Leila ne fait rien pour elle-même. Ce qu’elle veut faire, c’est pour les autres. Elle a un boulot, elle pourrait très bien partir, mais elle décide de rester parce qu’elle veut vraiment que les choses changent pour ses frères. Elle demande l’aide de ses frères pour améliorer leur situation, pas la sienne. Elle sait qu’une meilleure voie est possible, mais c’est difficile à cause des différences de visions entre générations, à cause des traditions… Et du fait que le père va prendre des mauvaises décisions, et que, d’une certaine manière, les frères vont le suivre.

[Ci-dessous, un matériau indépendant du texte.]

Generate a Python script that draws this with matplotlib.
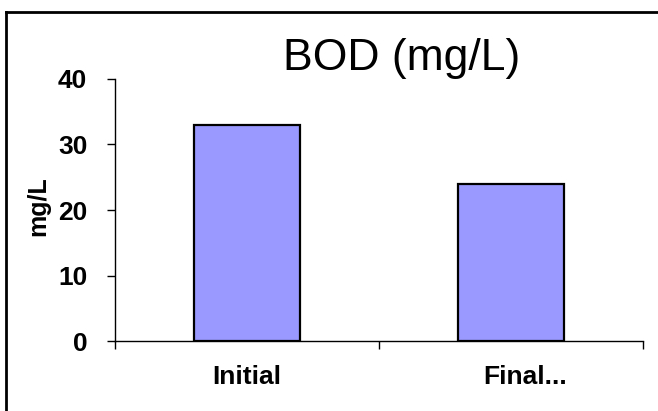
import matplotlib
matplotlib.use("Agg")
import matplotlib.pyplot as plt
from matplotlib.lines import Line2D
from matplotlib.transforms import ScaledTranslation

categories = ["Initial", "Final..."]
bod_values = [33, 24]
y_ticks = [0, 10, 20, 30, 40]

plt.rcParams["font.family"] = ["Liberation Sans", "DejaVu Sans"]

fig = plt.figure(figsize=(6.58, 4.11), dpi=100)
ax = fig.add_axes([0.1748, 0.1703, 0.8024, 0.6375])

x = range(len(categories))
ax.bar(x, bod_values, width=0.4, color="#9999FF", edgecolor="black", linewidth=1.6, zorder=3)

ax.set_xlim(-0.5, 1.5)
ax.set_ylim(0, 40)
ax.set_yticks(y_ticks)
ax.set_xticks(list(x))
ax.set_xticklabels(categories, fontsize=19, fontweight="bold")
ax.set_xticks([-0.5, 0.5, 1.5], minor=True)
ax.tick_params(axis="x", which="major", length=0, pad=17)
ax.tick_params(axis="x", which="minor", length=6, width=1, direction="out")
ax.tick_params(axis="y", length=6, width=1, direction="out", pad=14)
for lbl in ax.get_yticklabels():
    lbl.set_fontsize(19)
    lbl.set_fontweight("bold")

# truncated label sits a bit to the right in the original
last = ax.get_xticklabels()[1]
last.set_transform(last.get_transform() + ScaledTranslation(10 / 72, 0, fig.dpi_scale_trans))

for side in ["top", "right"]:
    ax.spines[side].set_visible(False)
ax.spines["left"].set_linewidth(1)
ax.spines["bottom"].set_linewidth(1)

ax.set_ylabel("mg/L", fontsize=18, fontweight="bold")
ax.yaxis.set_label_coords(-0.123, 0.515)

fig.text(402 / 658, 1 - 70 / 411, "BOD (mg/L)", fontsize=32, ha="center", va="baseline")

# outer chart border: only left and top edges are inside the picture
top = 1 - 12 / 411
left = 6 / 658
fig.add_artist(Line2D([left, left], [0, top], transform=fig.transFigure, color="black", linewidth=2))
fig.add_artist(Line2D([left, 1], [top, top], transform=fig.transFigure, color="black", linewidth=2))

fig.savefig("out.png", dpi=100)
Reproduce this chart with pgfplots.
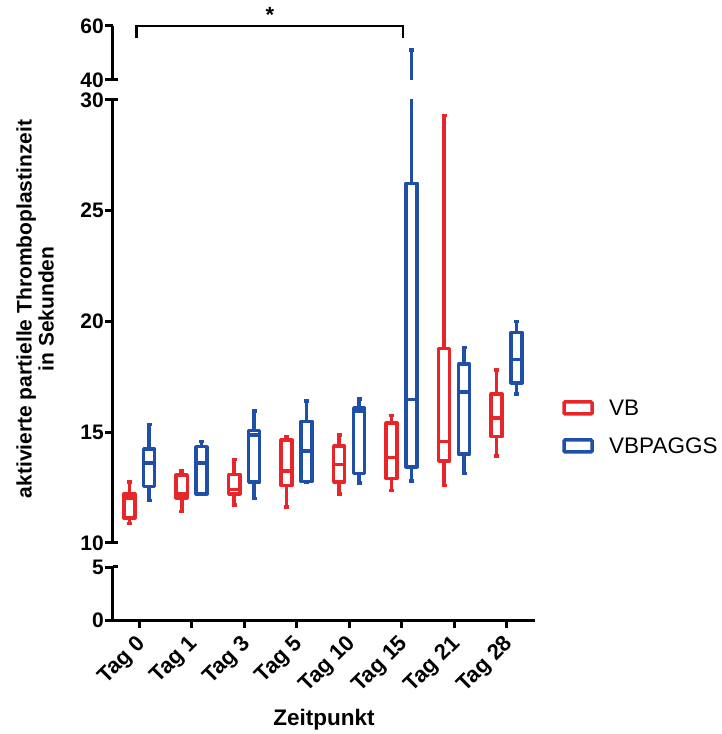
\documentclass[border=0pt]{standalone}
\usepackage{fontspec}
\setmainfont{Liberation Sans}
\usepackage{pgfplots}
\pgfplotsset{compat=1.18}
\usepgfplotslibrary{statistics}
\definecolor{vbred}{RGB}{232,38,42}
\definecolor{vbblue}{RGB}{30,80,168}

% #1 colour, #2 draw position, #3 lower whisker, #4 lower quartile, #5 median, #6 upper quartile, #7 upper whisker
\newcommand\bp[7]{%
 \addplot[draw=#1, line width=3.5pt, line join=round,
   boxplot prepared={draw position=#2, lower whisker=#3, lower quartile=#4, median=#5, upper quartile=#6, upper whisker=#7, box extend=0.21, whisker extend=0.1}] coordinates {};}

\newcommand\allboxes{%
 \bp{vbred}{-0.19}{10.89}{11.13}{12.04}{12.22}{12.75}
 \bp{vbred}{0.81}{11.43}{12.04}{12.22}{13.06}{13.25}
 \bp{vbred}{1.81}{11.71}{12.22}{12.41}{13.10}{13.77}
 \bp{vbred}{2.81}{11.62}{12.60}{13.25}{14.65}{14.80}
 \bp{vbred}{3.81}{12.22}{12.75}{13.54}{14.38}{14.88}
 \bp{vbred}{4.81}{12.37}{12.91}{13.85}{15.41}{15.76}
 \bp{vbred}{5.81}{12.60}{13.70}{14.58}{18.79}{29.29}
 \bp{vbred}{6.81}{13.92}{14.80}{15.64}{16.73}{17.81}
 \bp{vbblue}{0.19}{11.92}{12.56}{13.62}{14.24}{15.35}
 \bp{vbblue}{1.19}{12.20}{12.22}{13.62}{14.35}{14.58}
 \bp{vbblue}{2.19}{12.01}{12.75}{14.88}{15.08}{15.97}
 \bp{vbblue}{3.19}{12.76}{12.78}{14.15}{15.49}{16.40}
 \bp{vbblue}{4.19}{12.72}{13.13}{15.94}{16.09}{16.50}
 \bp{vbblue}{5.19}{12.80}{13.44}{16.47}{26.24}{51.20}
 \bp{vbblue}{6.19}{13.13}{14.01}{16.81}{18.07}{18.82}
 \bp{vbblue}{7.19}{16.73}{17.23}{18.29}{19.50}{19.99}
}

\pgfplotsset{
 brk/.style={
  scale only axis, width=422pt,
  xmin=-0.5, xmax=7.54,
  boxplot/draw direction=y,
  axis line style={line width=3pt, black, -},
  tick style={line width=3pt, black},
  tick align=outside, major tick length=8pt,
  /pgf/number format/assume math mode=true,
  yticklabel style={font=\bfseries\fontsize{21}{24}\selectfont, inner sep=1pt},
  anchor=south west,
 }
}

\begin{document}
\begin{tikzpicture}
\path[use as bounding box] (-113pt,-114pt) rectangle (609pt,620pt);

% bottom segment 0-5
\begin{axis}[brk, at={(0pt,0pt)}, height=53pt, ymin=0, ymax=5,
  axis x line*=bottom, axis y line*=left,
  ytick={0,5}, xtick={0,...,7},
  xticklabels={Tag 0,Tag 1,Tag 3,Tag 5,Tag 10,Tag 15,Tag 21,Tag 28},
  xticklabel style={xshift=-4pt, yshift=-4pt, rotate=45, anchor=north east, inner sep=1pt, font=\bfseries\fontsize{22}{24}\selectfont}]
\allboxes
\end{axis}

% middle segment 10-30
\begin{axis}[brk, at={(0pt,77pt)}, height=443pt, ymin=10, ymax=30,
  axis x line=none, axis y line*=left,
  ytick={10,15,20,25,30}, xtick=\empty]
\allboxes
\end{axis}

% top segment 40-60
\begin{axis}[brk, at={(0pt,540pt)}, height=54pt, ymin=40, ymax=60,
  axis x line=none, axis y line*=left,
  ytick={40,60}, xtick=\empty]
\allboxes
\end{axis}

% break marks crossing the axis
\foreach \yy in {53,77,520,540} {\draw[line width=3pt] (0pt,\yy pt) -- (5pt,\yy pt);}

% significance bracket
\draw[line width=2.5pt] (23.7pt,582pt) -- (23.7pt,594pt) -- (290pt,594pt) -- (290pt,582pt);
\node[anchor=base, inner sep=0pt, font=\bfseries\fontsize{22}{24}\selectfont] at (157pt,597pt) {*};

% axis labels
\node[rotate=90, align=center, font=\bfseries\fontsize{21}{22}\selectfont] at (-78pt,311pt) {aktivierte partielle Thromboplastinzeit\\in Sekunden};
\node[font=\bfseries\fontsize{22.5}{26}\selectfont] at (211pt,-100pt) {Zeitpunkt};

% legend
\draw[vbred, line width=3.5pt, rounded corners=1pt] (451pt,206pt) rectangle (479pt,218pt);
\draw[vbblue, line width=3.5pt, rounded corners=1pt] (451pt,168pt) rectangle (479pt,180pt);
\node[anchor=west, inner sep=0pt, font=\fontsize{22.5}{26}\selectfont] at (496pt,212pt) {VB};
\node[anchor=west, inner sep=0pt, font=\fontsize{22.5}{26}\selectfont] at (496pt,174pt) {VBPAGGS};
\end{tikzpicture}
\end{document}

Comment expliquez-vous que le cinéma iranien rende possible l’émergence de nouveaux cinéastes ambitieux tout en étant un des pays qui applique le plus la censure de ses artistes ?
On va dire que la répression entraîne parfois de la création ? Dans l’ensemble, il y a malgré tout une histoire du cinéma iranien. C’est un continuum, depuis que le cinéma existe, il y a toujours eu de bons cinéastes iraniens. En ce moment, 2000 courts-métrages sont (à peu près) produits chaque année. Beaucoup de gens ont envie d’être acteurs, ils sont doués, et il y a des cinéphiles, les gens adorent le cinéma. C’est un cinéma qui ne ressemble qu’à lui-même, il ne copie pas. Les réalisateurs iraniens prennent pour modèle le cinéma dans lequel ils sont ancrés.
Et en l’occurrence, il semble y avoir une grande demande, car le public suit.
Il faut quand même dire que l’histoire de mes films avec les spectateurs iraniens, ce n’est pas un exemple comme tous les autres. Ils ne reflètent pas la situation de tous les réalisateurs, car beaucoup de films ne sont pas rentables en Iran.